Before getting into the details of what constitutes the stack, we will touch upon the hardware support for stack. Most hardware have good support to make stack usage very efficient. Usually a dedicated register is used to save the address of the top of stack, called the stack pointer. Also instructions are provided for pushing and popping elements in and out the stack. In x86 the stack pointer register is called ESP1.

In C when each function is called a dedicated space for the function is created in the stack, that’s called a stack frame. Those are like scratch-pads for the functions, and this frame will be destroyed when the function returns. The frame is also very important and very much used, which warrants for a dedicated register. This is typically called the frame pointer FP and in some cases like the x86 it’s called Base Pointer, and register name is EBP.
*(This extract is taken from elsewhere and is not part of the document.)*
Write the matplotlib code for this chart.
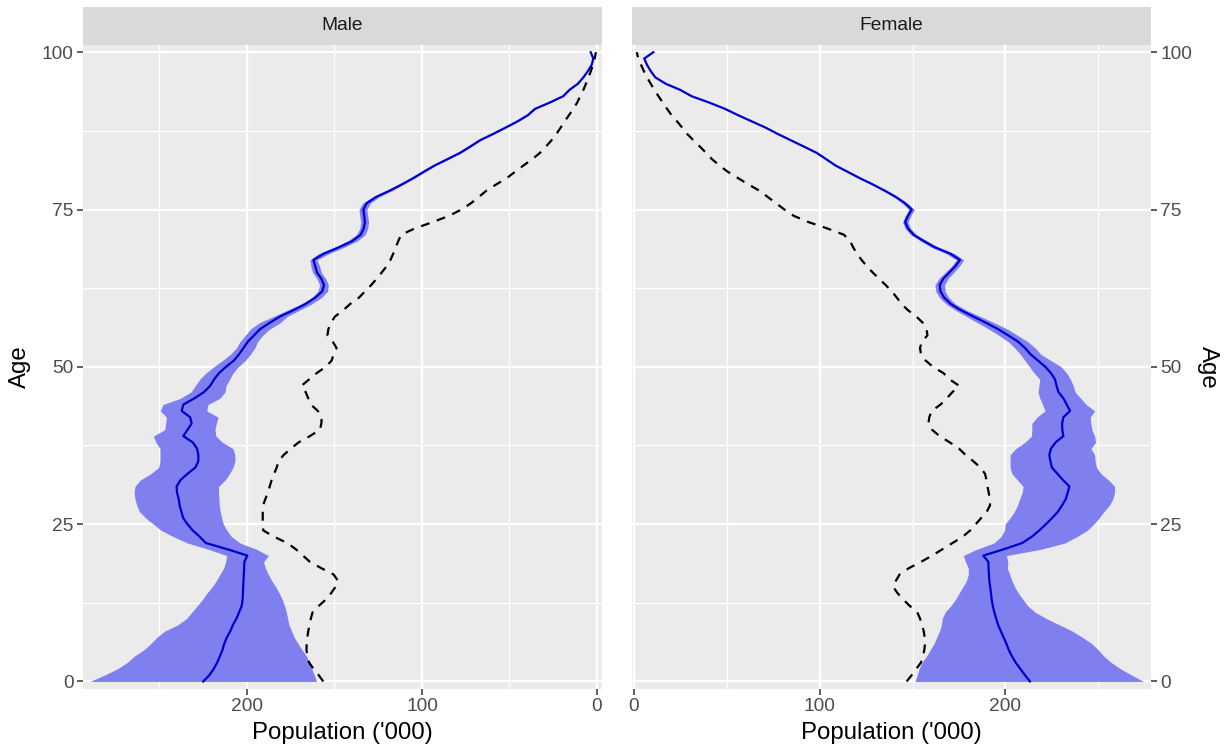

Let’s start with an example program.

#include <stdio.h>

int add(int a, int b)
{
    int c;

    c = a + b;

    return c;
}

int main(int argc, char *argv[])
{
    int a = 10, b = 1;

    printf("%d\n", add(a, b));

    return 0;
}

In the above example code, the first function to be called, as you should already know, is main, which has a frame for itself. That frame holds all the variables inside the function. These variables unlike global variables are not even part of the final code generated, they are created during runtime and all references of it are offsets from EBP, so a and b in function main will be referred to as EBP - 4 and EBP - 8 respectively. In the below assembly code of beginning of main, the variable creation can be found, but this case its referred using offsets from ESP, but conceptually both are right.

movl    %esp, %ebp
...
subl    $32, %esp
movl    $10, 28(%esp)
movl    $1, 24(%esp)

Since EBP = ESP after mov %esp, %ebp, the new stack frame is created by moving SP 32 bytes down, so now the next line of code mov $10, 28(%esp), which means, move value 10 to address at ESP + 28, which also means EBP - 4. Let’s print addresses of SP and FP in both the functions and see what else is we can discover. The following snippet shows how you can print the EBP and ESP in a C program.

const unsigned int * register fp asm("ebp");
const unsigned int * register sp asm("esp");

printf("sp: %p fp: %p\n", sp, fp);

If you see clearly, printing all the addresses of the variables, the frame pointer and the stack pointer of the main function, you will find that there are some extra space in the stack, which is used for storing the return address and the frame pointer of the current frame before calling add(). We will see in detail about those in the next part of this article, where we will talk about the x86_64 ABI, which is a little different from what we have seen here about the 32 bit architecture (unfortunately there is no one size fits all solution).

  1. History of prefixing E can be found elsewhere. Hint: the move from 16 to 32 bit.